2 — . . . Unite!
Yes, I’m a reader. I’m always reading something.
I get a daily newspaper. I subscribe to magazines. I’m on the last chapter of A Distant Mirror by Barbara Tuchman, about the withering of the flower of chivalry in fourteenth-century Europe. I love submersing myself in other worlds, in different times and places. Alice in Wonderland is one of my favourite books. From time to time I am dipping into Self-Reliance, by Ralph Waldo Emerson, on my Kobo e-reader — a nineteenth-century perspective on the life worth living. Last night I was skimming My War Gone By, I Miss It So – I’d already read it – about a journalist’s experience in one of the Balkan Wars of the twentieth century. This skimming was in the nature of research for my new mystery novel, Geraldton Back Doors, which I am currently prepping for publication.

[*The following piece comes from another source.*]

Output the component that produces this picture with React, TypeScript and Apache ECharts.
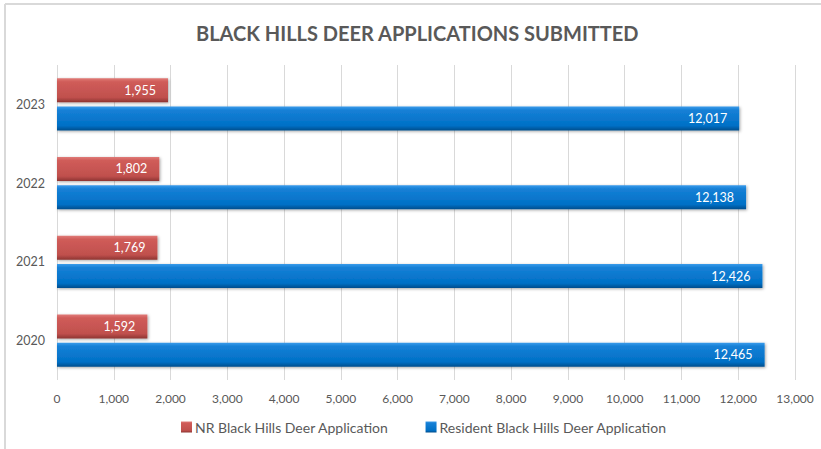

I am holding off on reading The Daughter of Time by Josephine Tey, and one of the books by Craig Johnson, author of the Longmire novels. Until I put my own novel to bed, I will not read other people’s mystery novels.

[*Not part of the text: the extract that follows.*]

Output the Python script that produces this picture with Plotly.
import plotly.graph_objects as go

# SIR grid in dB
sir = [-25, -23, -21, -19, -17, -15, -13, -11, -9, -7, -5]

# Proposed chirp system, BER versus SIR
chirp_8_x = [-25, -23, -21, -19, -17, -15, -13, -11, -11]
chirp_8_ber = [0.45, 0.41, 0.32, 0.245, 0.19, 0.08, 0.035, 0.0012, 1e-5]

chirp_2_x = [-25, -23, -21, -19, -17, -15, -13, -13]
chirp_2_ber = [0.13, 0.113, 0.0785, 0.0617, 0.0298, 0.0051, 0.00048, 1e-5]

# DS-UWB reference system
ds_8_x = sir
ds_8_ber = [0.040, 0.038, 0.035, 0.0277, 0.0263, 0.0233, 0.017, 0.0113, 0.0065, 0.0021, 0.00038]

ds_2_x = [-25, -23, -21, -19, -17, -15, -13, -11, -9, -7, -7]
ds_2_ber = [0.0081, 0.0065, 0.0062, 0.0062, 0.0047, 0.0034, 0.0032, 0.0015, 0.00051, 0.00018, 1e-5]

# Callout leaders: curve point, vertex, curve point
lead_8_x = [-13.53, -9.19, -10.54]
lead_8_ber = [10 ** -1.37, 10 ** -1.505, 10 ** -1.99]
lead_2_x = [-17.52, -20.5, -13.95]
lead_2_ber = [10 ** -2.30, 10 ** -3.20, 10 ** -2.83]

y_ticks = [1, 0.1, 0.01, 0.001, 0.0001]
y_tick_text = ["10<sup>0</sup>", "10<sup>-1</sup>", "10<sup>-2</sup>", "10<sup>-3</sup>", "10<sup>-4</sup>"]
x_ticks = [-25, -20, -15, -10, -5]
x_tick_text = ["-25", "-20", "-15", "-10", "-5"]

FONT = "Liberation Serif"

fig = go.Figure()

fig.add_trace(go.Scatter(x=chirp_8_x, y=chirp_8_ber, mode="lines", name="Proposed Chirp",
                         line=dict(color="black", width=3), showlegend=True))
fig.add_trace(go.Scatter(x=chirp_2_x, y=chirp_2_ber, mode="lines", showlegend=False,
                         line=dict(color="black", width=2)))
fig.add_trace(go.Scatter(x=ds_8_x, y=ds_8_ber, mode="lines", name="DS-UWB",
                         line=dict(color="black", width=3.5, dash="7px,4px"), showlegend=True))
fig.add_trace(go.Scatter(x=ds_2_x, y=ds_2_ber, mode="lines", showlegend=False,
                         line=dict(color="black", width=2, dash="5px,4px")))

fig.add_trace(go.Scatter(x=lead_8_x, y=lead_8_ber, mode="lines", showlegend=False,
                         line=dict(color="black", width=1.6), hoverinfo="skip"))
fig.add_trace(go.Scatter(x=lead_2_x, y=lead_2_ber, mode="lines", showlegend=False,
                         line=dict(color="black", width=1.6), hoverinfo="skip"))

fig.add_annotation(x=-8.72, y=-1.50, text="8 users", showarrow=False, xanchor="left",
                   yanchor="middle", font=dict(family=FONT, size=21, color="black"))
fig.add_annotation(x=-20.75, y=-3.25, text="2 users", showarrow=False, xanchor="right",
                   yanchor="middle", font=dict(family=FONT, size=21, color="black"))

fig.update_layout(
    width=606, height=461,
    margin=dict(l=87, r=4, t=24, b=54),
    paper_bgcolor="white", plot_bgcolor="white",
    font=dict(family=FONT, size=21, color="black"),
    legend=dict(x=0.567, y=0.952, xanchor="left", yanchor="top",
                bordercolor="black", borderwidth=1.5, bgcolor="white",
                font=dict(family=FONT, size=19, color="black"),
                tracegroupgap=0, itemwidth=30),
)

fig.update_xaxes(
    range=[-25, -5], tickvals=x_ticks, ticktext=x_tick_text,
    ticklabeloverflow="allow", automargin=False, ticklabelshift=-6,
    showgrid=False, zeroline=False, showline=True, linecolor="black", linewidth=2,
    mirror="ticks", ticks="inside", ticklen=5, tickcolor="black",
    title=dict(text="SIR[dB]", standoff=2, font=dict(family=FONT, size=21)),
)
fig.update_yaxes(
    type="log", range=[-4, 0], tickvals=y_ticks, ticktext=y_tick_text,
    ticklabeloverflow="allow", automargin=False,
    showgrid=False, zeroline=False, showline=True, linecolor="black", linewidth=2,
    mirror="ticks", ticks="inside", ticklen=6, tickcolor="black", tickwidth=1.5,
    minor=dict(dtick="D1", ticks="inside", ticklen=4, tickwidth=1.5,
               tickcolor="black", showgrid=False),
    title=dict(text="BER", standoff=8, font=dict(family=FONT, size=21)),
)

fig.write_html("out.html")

I used to read comics. The ones with intellectual content, like Wonder Woman, and The Fox and the Crow. Can’t find them anymore. I rarely read comic strips now. Occasionally a Dilbert or a For Better or For Worse will stir my interest, but you can’t find Peanuts or L’il Abner anymore, the strips with meaty content.
But, after a day in Las Vegas, I needed to feed my habit. I needed to read. So I went searching for literature.
Every resort has a gift shop. Well, that’s one name for it. A gift shop, or gift shoppe, sells everything from booze and body lotions to souvenirs and personal hygiene products. What is a resort? you ask. That’s the name on The Strip for a commercial bubble that houses a casino and a hotel and restaurants and bars and recreational facilities and theatres and shops, or shoppes, and sometimes a mall, which has scads of restaurants and bars and stalls and entertainment venues and shops, or shoppes. You never have to leave these small worlds, these asteroids, unless you get restless. Hence the resort named Planet Hollywood.
In the gift shoppe (Let’s call it what it is) of Planet Hollywood, I found a rack of paperbacks. Gawdawful stuff. Guaranteed to rot the mind. But then I spotted it.
A Tom Clancy novel.
I grant you that Tom Clancy writes literature, not claptrap. He writes thrillers that plunge you into worlds you will never experience in Small Town, Canada, where I live, nor in The Big Stink, Ontario, where Torontonians live. He creates believable characters doing exciting and even incredible things in hard-to-reach places around the globe. Sort of like an updated Alice in Wonderland.
When I opened the book in the privacy and comfort of our air-conditioned room, I found that I had been duped.
Tom Clancy did not write Tom Clancy’s EndWar: The Missing. That’s how the title read: Tom Clancy’s EndWar: The Missing. Tom Clancy’s EndWar: The Missing was written (And I use the term loosely) by some hack whom I will not dignify by naming who should have his writing licence revoked and should be charged and incarcerated for impersonating an author.
This miscreant created totally unbelievable characters doing exciting but totally incredible things in impossibly hard-to-reach places around the globe. The story was claptrap. The prose, crappier than the story. This miscreant was no Tom Clancy.
The consequence is worse. I shall never. Ever. Pick up another Tom Clancy novel. The real Tom Clancy is dead. The current Tom Clancy has sold out. Has sold his God-given talent and his good name for filthy lucre. The current Tom Clancy is not a good person.
So I was back where I had started.
I needed to find something in Vegas worth reading.